I will first look at corporate (credit) bonds.

As might be expected, USD- and EUR-denominated high yield bonds have outperformed USD-denominated investment grade bonds over longer periods (reference right four columns in table above), which should be expected given the higher risk profile (and associated volatility) of high yield vis-à-vis investment grade bonds. However, investment grade bonds were the star performer in both 2019, the year prior to the pandemic, and during the pandemic year. The 2019 improvement in corporate bonds across the credit spectrum was due to a combination of a decrease in UST yields and credit spread compression. The yield of the 10-year UST (constant yield) decreased from 2.66% at the beginning of 2019 to 1.92% by the end of that year, which had a larger impact on investment grade bonds because of the percentage of the coupon dependent upon the underlying yield (rather than the credit spread). Moving to 2020, investment grade was again the star performer, benefiting both from the indirect further decrease in UST yields and the re-introduction of the Federal Reserve’s quantitative easing programme in March 2020 to combat the pandemic-induced recession. The primary market and secondary market corporate bond facilities of the Federal Reserve were open to investment grade bonds, fallen angels and high yield ETFs, but not to individual high yield bonds, providing investment grade bonds with an edge. As US Treasuries moved off of their late summer 2020 lows, returns on corporate bonds moderated. Similar to the effect on prices being more favourable for investment grade bonds when yields are falling, the effect is more detrimental for investment grade rated bonds as underlying yields increase. Credit spreads have been fairly steady, as the outlook in terms of defaults – even for more risky high yield bonds – remains favourable.
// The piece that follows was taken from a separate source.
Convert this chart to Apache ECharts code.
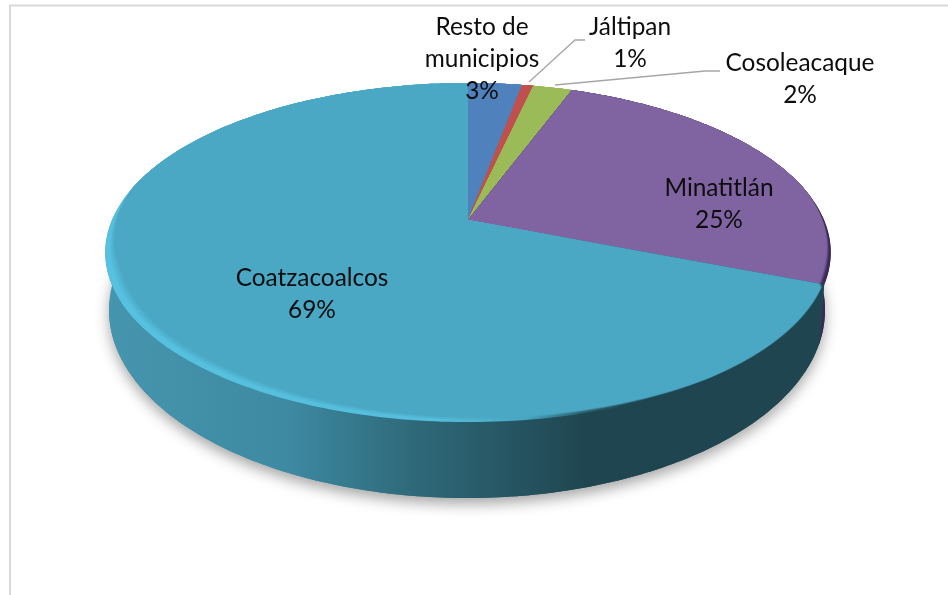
<!DOCTYPE html>
<html><head><meta charset="utf-8">
<style>html,body{margin:0;padding:0;background:#fff}#c{width:948px;height:595px}</style>
<script src="https://cdn.jsdelivr.net/npm/echarts@6/dist/echarts.min.js"></script>
</head><body><div id="c"></div>
<script>
const names = ['Resto de\nmunicipios','Jáltipan','Cosoleacaque','Minatitlán','Coatzacoalcos'];
const values = [2.9,0.6,2.1,25.4,69];
const faceColors = ['#4f81bd','#c0504d','#9bbb59','#8064a2','#4aa8c4'];

const total = values.reduce((a,b)=>a+b,0);
let acc = 0;
const sliceData = values.map((v,i)=>{const s=acc/total*360; acc+=v; return {name:names[i],value:[s,acc/total*360,v]};});

// perspective projection of the pie's top disc
const CX=468, CY=220, A=356, B=163.3, K=0.192;
function proj(deg,r){
  const t=deg*Math.PI/180, X=Math.sin(t)*r, Y=-Math.cos(t)*r, d=1-K*Y;
  return [CX+A*X/d, CY+B*Y/d];
}
function arc(a,b,r){
  const pts=[], n=Math.max(2,Math.ceil(Math.abs(b-a)));
  for(let i=0;i<=n;i++){
    const d=a+(b-a)*i/n;
    pts.push(proj(d,typeof r==='function'?r(d):r));
  }
  return pts;
}
// lower outline of the disc's thickness
function lowerArc(a,b){
  const pts=[], n=Math.max(2,Math.ceil(Math.abs(b-a)));
  for(let i=0;i<=n;i++){
    const t=(a+(b-a)*i/n)*Math.PI/180;
    pts.push([467+358*Math.sin(t),310-188*Math.cos(t)]);
  }
  return pts;
}
function bevel(d){
  const Y=-Math.cos(d*Math.PI/180);
  const t=Math.min(1,Math.max(0,(Y+0.2)/0.5));
  const side=d<112?0.4:d<145?0.15:d<215?0.15+0.85*(d-145)/70:1;
  return 0.03*t*side;
}
const H=(stops)=>({type:'linear',x:105,y:0,x2:832,y2:0,global:true,colorStops:stops.map(s=>({offset:s[0],color:s[1]}))});
const wallStops=[[0,'#4695ae'],[0.25,'#3d8aa2'],[0.42,'#2f6a7a'],[0.6,'#234f5b'],[0.66,'#1f4650'],[1,'#1f4650']];
const rimStops=[[0,'#56c1e0'],[0.45,'#56bedc'],[0.58,'#47a5bf'],[0.66,'#2a5d6b'],[0.72,'#1f4650'],[1,'#1f4650']];
const wallGrad=H(wallStops);
const PURPLE_WALL='#3a2a55';

const labels=[
  {x:482,y:27},{x:630,y:27},{x:800,y:63},{x:719,y:188},{x:312,y:278}
];
const LH=32;

function renderWalls(params,api){
  const i=params.dataIndex;
  const c=[];
  if(i===0){
    c.push({type:'polygon',shape:{points:lowerArc(0,360)},style:{fill:wallGrad,shadowBlur:14,shadowColor:'rgba(0,0,0,0.35)',shadowOffsetY:6}});
  }
  if(i===3){
    const e=api.value(1);
    c.push({type:'polygon',shape:{points:arc(78,e,1).concat(lowerArc(101,72))},style:{fill:PURPLE_WALL}});
  }
  if(i===4){
    const s=api.value(0);
    c.push({type:'polygon',shape:{points:arc(s,285,1).concat(lowerArc(272,100))},style:{fill:wallGrad}});
  }
  return {type:'group',children:c};
}
const STEPS=[0.55,0.7,0.85,1,1.15];
function renderTops(params,api){
  const i=params.dataIndex, s=api.value(0), e=api.value(1);
  const apex=[CX,CY], face=faceColors[i], lerp=echarts.color.lerp;
  const fillAt=(f)=> i===4 ? H(rimStops.map(r=>[r[0],lerp(f,[r[1],face])]))
                   : i===3 ? lerp(f,[PURPLE_WALL,face]) : face;
  const c=[{type:'polygon',shape:{points:[apex].concat(arc(s,e,0.9999))},style:{fill:fillAt(0)}}];
  STEPS.forEach((q,k)=>{
    const f=(k+1)/STEPS.length;
    c.push({type:'polygon',shape:{points:[apex].concat(arc(s,e,d=>1-bevel(d)*q))},style:{fill:fillAt(f)}});
  });
  return {type:'group',children:c};
}
function renderLabels(params,api){
  const i=params.dataIndex;
  const pct=Math.round(api.value(2)/total*100)+'%';
  const L=labels[i];
  const parts=names[i].split('\n').concat([pct]);
  return {type:'group',children:parts.map((t,k)=>({type:'text',x:L.x,y:L.y+k*LH,
    style:{text:t,font:'24.4px Lato, "Open Sans", sans-serif',fill:'#0d0d0d',align:'center',verticalAlign:'middle'},z2:100}))};
}
const chart=echarts.init(document.getElementById('c'),null,{renderer:'canvas'});
chart.setOption({
  animation:false,
  backgroundColor:'#fff',
  graphic:{elements:[
    {type:'polyline',z:0,shape:{points:[[10,595],[10,5.5],[948,5.5]]},style:{stroke:'#d9d9d9',lineWidth:2,fill:null}},
    {type:'polyline',z:10,shape:{points:[[585,40],[575,40],[529,82]]},style:{stroke:'#a6a6a6',lineWidth:1.3,fill:null}},
    {type:'polyline',z:10,shape:{points:[[720,71],[705,71],[555,85]]},style:{stroke:'#a6a6a6',lineWidth:1.3,fill:null}}
  ]},
  series:[
    {type:'custom',coordinateSystem:'none',renderItem:renderWalls,data:sliceData,z:2,silent:true},
    {type:'custom',coordinateSystem:'none',renderItem:renderTops,data:sliceData,z:3,silent:true},
    {type:'custom',coordinateSystem:'none',renderItem:renderLabels,data:sliceData,z:4,silent:true}
  ]
});
</script></body></html>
In this context, my opinion continues to be that it is investment grade bonds that remain most vulnerable to increases in UST yields.

Turning to US Treasuries, US government bonds rallied across the maturity curve in both 2019 and in 2020, with the latter period benefiting from the quantitative easing programme implemented in 1Q20 by the Federal Reserve to address the economic harm caused by the pandemic.

When yields came off of their late summer 2020 lows and as the yield increase gained momentum in early 2021, USTs sold off harshly. This was most pronounced in 1Q21. For example, the yield on the 10-year UST (constant maturity) increased from 0.93% at the end of 2020 to 1.74% by the end of the 1Q2021. Yields then settled down over the ensuing months, retracing back to a rangebound area by mid-July (1.25%-1.35% for the 10-year for example), which has persisted so far. Still, the damage was largely done for UST investors in 2021 in the first quarter.

The table below, from a different source, provides total returns over a longer period for both the 10-year US Treasury and 3-month US Bills. Negative return years for 10-year bonds are denoted in red.

This table is interesting for two reasons. Firstly, it illustrates how poor returns have become at the short end of the curve since the Federal Reserve introduced its unconventional monetary policies during the GFC of 2008-09. Secondly, it illustrates the fairly wide range of returns in any given year on longer-dated USTs. You can see in the table that there have been five years of negative total returns over this 30 year period, and four of these have been 8% losses or more. It is well known now that pure market forces no longer determine yields, but rather policies of the Federal Reserve. Where we will go from here is anyone’s guess.

The performance of the asset classes I discussed in this article perhaps provide some insights for you to develop your own views as to where we might go next. Like it or not, the “loftiness” of financial assets is likely to remain highly dependent on the fiscal spending by governments and the actions – many rather unconventional as of late – of central banks. This makes the challenge of predicting where we might go next even more difficult.